------ MATERIAL ------

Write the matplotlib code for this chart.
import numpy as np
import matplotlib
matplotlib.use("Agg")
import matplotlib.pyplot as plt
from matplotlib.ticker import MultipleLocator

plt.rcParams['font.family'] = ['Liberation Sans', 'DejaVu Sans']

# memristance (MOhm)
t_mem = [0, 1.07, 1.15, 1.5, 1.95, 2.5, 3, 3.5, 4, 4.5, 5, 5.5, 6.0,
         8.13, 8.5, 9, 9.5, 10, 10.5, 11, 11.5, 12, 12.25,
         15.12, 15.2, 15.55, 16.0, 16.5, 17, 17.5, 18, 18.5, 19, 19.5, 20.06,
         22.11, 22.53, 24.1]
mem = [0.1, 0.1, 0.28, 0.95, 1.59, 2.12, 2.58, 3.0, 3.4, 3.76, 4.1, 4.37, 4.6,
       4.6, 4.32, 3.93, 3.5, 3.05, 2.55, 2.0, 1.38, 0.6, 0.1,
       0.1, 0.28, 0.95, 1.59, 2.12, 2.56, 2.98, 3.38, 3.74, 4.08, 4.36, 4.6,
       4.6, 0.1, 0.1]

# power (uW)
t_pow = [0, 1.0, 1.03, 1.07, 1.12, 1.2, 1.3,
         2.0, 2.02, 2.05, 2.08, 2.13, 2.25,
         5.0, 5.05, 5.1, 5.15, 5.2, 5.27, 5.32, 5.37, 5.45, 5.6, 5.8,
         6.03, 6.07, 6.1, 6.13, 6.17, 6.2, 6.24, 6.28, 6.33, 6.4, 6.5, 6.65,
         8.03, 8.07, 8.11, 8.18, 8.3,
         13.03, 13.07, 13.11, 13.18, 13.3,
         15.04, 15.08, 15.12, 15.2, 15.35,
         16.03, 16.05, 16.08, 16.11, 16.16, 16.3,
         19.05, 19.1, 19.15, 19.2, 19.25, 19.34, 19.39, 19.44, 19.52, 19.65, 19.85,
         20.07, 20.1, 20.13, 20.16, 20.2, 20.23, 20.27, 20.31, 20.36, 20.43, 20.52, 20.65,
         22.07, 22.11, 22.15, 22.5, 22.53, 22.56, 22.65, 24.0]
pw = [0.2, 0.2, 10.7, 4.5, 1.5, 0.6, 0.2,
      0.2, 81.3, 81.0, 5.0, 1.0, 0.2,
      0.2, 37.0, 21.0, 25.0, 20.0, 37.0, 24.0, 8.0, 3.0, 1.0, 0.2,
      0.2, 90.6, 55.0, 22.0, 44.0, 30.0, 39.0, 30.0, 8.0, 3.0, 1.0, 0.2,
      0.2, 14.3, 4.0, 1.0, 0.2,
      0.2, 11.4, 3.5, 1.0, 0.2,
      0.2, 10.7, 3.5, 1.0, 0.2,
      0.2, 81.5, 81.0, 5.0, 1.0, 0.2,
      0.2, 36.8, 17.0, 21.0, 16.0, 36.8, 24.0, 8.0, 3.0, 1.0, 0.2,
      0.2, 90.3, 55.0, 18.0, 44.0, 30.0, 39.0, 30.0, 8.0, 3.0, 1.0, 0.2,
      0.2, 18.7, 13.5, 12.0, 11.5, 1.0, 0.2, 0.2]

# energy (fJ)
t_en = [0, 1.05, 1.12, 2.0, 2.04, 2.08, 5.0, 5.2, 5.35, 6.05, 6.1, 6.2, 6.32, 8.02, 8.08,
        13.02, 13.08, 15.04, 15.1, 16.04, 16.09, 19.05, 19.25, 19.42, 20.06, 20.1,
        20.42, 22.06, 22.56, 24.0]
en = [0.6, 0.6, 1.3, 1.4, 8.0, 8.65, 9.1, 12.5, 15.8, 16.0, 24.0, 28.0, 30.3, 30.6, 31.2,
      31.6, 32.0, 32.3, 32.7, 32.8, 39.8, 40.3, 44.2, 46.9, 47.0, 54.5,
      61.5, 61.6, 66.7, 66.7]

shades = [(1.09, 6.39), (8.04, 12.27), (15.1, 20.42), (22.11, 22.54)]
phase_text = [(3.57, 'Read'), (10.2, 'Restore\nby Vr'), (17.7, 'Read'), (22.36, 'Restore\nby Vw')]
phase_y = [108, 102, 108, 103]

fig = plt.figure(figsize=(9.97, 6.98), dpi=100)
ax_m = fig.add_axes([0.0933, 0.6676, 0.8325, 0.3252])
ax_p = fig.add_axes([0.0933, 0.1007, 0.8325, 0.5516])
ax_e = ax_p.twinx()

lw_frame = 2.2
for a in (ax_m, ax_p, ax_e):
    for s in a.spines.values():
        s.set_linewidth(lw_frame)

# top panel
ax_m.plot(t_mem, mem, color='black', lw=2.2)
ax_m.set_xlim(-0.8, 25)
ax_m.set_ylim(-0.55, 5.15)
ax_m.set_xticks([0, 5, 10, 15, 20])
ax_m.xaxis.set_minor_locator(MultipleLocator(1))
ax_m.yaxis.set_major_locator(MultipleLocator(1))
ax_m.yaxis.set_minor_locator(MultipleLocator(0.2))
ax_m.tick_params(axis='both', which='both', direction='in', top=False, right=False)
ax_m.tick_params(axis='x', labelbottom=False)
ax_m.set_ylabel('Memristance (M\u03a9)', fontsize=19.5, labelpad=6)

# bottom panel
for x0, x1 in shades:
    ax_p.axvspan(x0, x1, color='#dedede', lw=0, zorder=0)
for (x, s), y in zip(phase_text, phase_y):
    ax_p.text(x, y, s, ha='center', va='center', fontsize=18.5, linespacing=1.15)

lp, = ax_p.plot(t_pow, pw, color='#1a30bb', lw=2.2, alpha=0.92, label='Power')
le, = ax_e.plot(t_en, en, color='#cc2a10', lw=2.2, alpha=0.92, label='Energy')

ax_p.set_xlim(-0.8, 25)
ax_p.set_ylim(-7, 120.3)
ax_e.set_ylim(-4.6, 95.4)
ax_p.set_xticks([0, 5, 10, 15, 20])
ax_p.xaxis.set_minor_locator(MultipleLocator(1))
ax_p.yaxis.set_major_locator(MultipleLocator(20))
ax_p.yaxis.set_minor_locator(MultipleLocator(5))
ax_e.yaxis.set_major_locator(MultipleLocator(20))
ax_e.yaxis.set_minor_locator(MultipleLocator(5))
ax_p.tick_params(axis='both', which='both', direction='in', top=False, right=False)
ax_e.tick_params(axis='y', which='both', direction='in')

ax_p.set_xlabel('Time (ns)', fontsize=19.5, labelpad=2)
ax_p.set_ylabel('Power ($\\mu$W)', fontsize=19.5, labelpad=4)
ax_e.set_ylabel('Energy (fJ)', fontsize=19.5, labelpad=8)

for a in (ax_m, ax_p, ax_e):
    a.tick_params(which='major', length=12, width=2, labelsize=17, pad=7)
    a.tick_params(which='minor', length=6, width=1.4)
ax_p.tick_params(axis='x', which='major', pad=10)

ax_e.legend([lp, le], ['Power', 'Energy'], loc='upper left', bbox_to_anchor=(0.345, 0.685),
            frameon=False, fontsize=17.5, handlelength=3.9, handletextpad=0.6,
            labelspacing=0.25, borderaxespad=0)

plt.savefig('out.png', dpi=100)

------
------ MATERIAL ------

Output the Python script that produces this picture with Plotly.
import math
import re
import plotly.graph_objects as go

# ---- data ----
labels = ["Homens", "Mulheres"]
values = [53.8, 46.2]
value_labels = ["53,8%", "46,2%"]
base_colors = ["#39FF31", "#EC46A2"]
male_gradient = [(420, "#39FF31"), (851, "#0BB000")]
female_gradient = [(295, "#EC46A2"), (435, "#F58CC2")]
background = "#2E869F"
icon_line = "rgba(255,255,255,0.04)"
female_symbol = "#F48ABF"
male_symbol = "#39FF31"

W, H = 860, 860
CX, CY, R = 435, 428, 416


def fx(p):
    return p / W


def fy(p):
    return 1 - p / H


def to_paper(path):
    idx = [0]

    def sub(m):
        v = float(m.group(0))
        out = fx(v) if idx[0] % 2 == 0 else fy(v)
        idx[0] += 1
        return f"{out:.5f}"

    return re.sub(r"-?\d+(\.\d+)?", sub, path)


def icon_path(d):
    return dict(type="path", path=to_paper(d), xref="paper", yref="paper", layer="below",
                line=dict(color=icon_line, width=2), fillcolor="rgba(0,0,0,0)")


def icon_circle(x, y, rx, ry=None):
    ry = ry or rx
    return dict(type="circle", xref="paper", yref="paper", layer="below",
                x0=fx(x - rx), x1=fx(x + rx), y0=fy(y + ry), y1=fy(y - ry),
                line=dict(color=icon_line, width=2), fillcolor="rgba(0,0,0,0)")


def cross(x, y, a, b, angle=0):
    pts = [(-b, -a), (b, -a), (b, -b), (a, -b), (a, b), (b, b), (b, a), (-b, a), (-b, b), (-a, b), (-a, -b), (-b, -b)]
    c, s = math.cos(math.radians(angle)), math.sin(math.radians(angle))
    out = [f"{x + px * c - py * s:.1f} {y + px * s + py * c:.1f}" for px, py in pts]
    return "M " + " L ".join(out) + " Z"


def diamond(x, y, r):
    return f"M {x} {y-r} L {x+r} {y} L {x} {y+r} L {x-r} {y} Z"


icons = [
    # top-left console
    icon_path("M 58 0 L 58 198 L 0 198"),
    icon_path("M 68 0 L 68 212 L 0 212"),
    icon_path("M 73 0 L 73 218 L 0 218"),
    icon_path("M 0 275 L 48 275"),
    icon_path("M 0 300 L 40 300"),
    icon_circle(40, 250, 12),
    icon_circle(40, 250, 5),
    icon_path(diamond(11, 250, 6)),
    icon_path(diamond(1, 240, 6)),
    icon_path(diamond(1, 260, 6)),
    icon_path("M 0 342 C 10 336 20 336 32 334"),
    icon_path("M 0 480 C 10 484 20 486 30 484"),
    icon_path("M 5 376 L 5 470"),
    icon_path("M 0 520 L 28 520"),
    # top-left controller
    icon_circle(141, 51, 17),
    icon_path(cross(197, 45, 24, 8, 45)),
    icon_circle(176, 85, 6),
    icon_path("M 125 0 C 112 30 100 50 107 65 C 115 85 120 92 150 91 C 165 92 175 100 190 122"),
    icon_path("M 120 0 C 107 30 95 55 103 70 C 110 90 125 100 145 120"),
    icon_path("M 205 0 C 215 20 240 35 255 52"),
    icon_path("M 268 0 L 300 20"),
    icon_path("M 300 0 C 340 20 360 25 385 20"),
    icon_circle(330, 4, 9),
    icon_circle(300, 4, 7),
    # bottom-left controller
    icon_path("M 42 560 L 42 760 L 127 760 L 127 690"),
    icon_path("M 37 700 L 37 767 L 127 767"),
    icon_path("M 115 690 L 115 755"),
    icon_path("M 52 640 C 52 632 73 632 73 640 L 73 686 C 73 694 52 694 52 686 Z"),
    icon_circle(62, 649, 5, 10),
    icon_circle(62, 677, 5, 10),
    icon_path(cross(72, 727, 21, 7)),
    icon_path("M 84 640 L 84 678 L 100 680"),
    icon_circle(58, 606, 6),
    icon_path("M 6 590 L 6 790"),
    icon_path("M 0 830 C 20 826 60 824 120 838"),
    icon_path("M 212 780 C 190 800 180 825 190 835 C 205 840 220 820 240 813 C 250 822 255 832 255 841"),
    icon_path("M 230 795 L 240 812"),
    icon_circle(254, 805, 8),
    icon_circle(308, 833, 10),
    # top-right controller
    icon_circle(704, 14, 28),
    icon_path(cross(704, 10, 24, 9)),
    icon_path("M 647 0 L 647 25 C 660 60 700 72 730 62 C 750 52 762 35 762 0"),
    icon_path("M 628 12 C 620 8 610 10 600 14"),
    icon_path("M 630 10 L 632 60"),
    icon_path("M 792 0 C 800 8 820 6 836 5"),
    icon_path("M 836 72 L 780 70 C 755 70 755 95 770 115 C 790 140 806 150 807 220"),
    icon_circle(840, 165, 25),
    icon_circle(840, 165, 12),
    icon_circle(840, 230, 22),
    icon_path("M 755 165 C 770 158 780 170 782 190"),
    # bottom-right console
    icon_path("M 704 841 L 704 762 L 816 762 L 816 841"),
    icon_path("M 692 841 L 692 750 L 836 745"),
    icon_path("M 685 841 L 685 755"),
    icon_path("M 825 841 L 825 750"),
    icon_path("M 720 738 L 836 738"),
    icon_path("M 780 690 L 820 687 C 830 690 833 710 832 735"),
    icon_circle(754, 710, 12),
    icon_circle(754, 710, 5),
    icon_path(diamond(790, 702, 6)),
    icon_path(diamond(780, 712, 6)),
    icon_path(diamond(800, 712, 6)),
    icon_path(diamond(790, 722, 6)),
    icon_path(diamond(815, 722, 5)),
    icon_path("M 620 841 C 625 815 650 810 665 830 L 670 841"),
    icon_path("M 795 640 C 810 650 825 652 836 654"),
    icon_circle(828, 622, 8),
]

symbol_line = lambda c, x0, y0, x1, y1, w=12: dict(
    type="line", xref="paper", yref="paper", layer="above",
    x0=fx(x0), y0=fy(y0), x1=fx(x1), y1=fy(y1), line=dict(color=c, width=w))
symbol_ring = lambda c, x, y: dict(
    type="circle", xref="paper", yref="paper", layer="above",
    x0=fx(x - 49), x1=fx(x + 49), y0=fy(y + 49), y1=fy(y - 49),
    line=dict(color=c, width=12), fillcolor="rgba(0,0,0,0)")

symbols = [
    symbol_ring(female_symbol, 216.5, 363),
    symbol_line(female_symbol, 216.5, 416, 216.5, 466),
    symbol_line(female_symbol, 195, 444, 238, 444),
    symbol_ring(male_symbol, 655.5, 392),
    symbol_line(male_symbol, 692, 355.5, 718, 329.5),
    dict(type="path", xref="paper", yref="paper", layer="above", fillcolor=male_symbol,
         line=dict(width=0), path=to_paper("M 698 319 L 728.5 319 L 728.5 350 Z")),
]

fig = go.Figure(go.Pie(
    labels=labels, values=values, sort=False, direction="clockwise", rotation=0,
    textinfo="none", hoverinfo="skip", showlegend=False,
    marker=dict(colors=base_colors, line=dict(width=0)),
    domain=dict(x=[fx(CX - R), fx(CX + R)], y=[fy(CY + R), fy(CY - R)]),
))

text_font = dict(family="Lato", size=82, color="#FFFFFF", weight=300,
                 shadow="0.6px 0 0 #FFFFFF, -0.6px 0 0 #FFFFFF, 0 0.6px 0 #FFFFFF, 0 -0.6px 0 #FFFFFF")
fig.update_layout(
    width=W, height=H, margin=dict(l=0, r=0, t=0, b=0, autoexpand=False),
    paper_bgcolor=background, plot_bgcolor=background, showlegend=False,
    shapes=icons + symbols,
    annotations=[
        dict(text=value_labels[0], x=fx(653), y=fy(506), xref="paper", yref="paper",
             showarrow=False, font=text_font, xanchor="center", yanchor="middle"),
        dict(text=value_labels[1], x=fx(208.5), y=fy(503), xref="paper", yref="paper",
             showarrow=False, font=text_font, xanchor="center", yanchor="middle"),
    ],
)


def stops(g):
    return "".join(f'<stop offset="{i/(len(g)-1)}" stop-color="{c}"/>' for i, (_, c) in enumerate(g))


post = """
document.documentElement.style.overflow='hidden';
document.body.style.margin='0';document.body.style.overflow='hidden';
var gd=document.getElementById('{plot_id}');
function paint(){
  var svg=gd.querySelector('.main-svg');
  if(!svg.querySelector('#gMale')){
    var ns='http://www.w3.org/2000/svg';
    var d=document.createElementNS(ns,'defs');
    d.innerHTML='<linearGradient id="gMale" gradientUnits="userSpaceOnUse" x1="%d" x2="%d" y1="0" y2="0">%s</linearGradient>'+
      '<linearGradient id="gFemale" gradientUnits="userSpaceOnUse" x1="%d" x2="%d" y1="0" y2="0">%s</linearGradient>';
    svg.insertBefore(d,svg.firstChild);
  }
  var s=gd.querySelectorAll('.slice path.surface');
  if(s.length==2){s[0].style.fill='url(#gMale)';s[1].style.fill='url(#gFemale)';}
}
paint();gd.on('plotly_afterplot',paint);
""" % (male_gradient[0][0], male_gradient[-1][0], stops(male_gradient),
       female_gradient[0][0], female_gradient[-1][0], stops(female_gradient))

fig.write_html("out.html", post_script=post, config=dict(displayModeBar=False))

------

**THE EXERCISE**: Output only the lines from the one containing "Write the matplotlib code for this chart." through the one containing "0.2, 18.7, 13.5, 12.0, 11.5, 1.0, 0.2, 0.2]", inclusive, exactly as written.

**ANSWER TO THE PROBLEM**:
Write the matplotlib code for this chart.
import numpy as np
import matplotlib
matplotlib.use("Agg")
import matplotlib.pyplot as plt
from matplotlib.ticker import MultipleLocator

plt.rcParams['font.family'] = ['Liberation Sans', 'DejaVu Sans']

# memristance (MOhm)
t_mem = [0, 1.07, 1.15, 1.5, 1.95, 2.5, 3, 3.5, 4, 4.5, 5, 5.5, 6.0,
         8.13, 8.5, 9, 9.5, 10, 10.5, 11, 11.5, 12, 12.25,
         15.12, 15.2, 15.55, 16.0, 16.5, 17, 17.5, 18, 18.5, 19, 19.5, 20.06,
         22.11, 22.53, 24.1]
mem = [0.1, 0.1, 0.28, 0.95, 1.59, 2.12, 2.58, 3.0, 3.4, 3.76, 4.1, 4.37, 4.6,
       4.6, 4.32, 3.93, 3.5, 3.05, 2.55, 2.0, 1.38, 0.6, 0.1,
       0.1, 0.28, 0.95, 1.59, 2.12, 2.56, 2.98, 3.38, 3.74, 4.08, 4.36, 4.6,
       4.6, 0.1, 0.1]

# power (uW)
t_pow = [0, 1.0, 1.03, 1.07, 1.12, 1.2, 1.3,
         2.0, 2.02, 2.05, 2.08, 2.13, 2.25,
         5.0, 5.05, 5.1, 5.15, 5.2, 5.27, 5.32, 5.37, 5.45, 5.6, 5.8,
         6.03, 6.07, 6.1, 6.13, 6.17, 6.2, 6.24, 6.28, 6.33, 6.4, 6.5, 6.65,
         8.03, 8.07, 8.11, 8.18, 8.3,
         13.03, 13.07, 13.11, 13.18, 13.3,
         15.04, 15.08, 15.12, 15.2, 15.35,
         16.03, 16.05, 16.08, 16.11, 16.16, 16.3,
         19.05, 19.1, 19.15, 19.2, 19.25, 19.34, 19.39, 19.44, 19.52, 19.65, 19.85,
         20.07, 20.1, 20.13, 20.16, 20.2, 20.23, 20.27, 20.31, 20.36, 20.43, 20.52, 20.65,
         22.07, 22.11, 22.15, 22.5, 22.53, 22.56, 22.65, 24.0]
pw = [0.2, 0.2, 10.7, 4.5, 1.5, 0.6, 0.2,
      0.2, 81.3, 81.0, 5.0, 1.0, 0.2,
      0.2, 37.0, 21.0, 25.0, 20.0, 37.0, 24.0, 8.0, 3.0, 1.0, 0.2,
      0.2, 90.6, 55.0, 22.0, 44.0, 30.0, 39.0, 30.0, 8.0, 3.0, 1.0, 0.2,
      0.2, 14.3, 4.0, 1.0, 0.2,
      0.2, 11.4, 3.5, 1.0, 0.2,
      0.2, 10.7, 3.5, 1.0, 0.2,
      0.2, 81.5, 81.0, 5.0, 1.0, 0.2,
      0.2, 36.8, 17.0, 21.0, 16.0, 36.8, 24.0, 8.0, 3.0, 1.0, 0.2,
      0.2, 90.3, 55.0, 18.0, 44.0, 30.0, 39.0, 30.0, 8.0, 3.0, 1.0, 0.2,
      0.2, 18.7, 13.5, 12.0, 11.5, 1.0, 0.2, 0.2]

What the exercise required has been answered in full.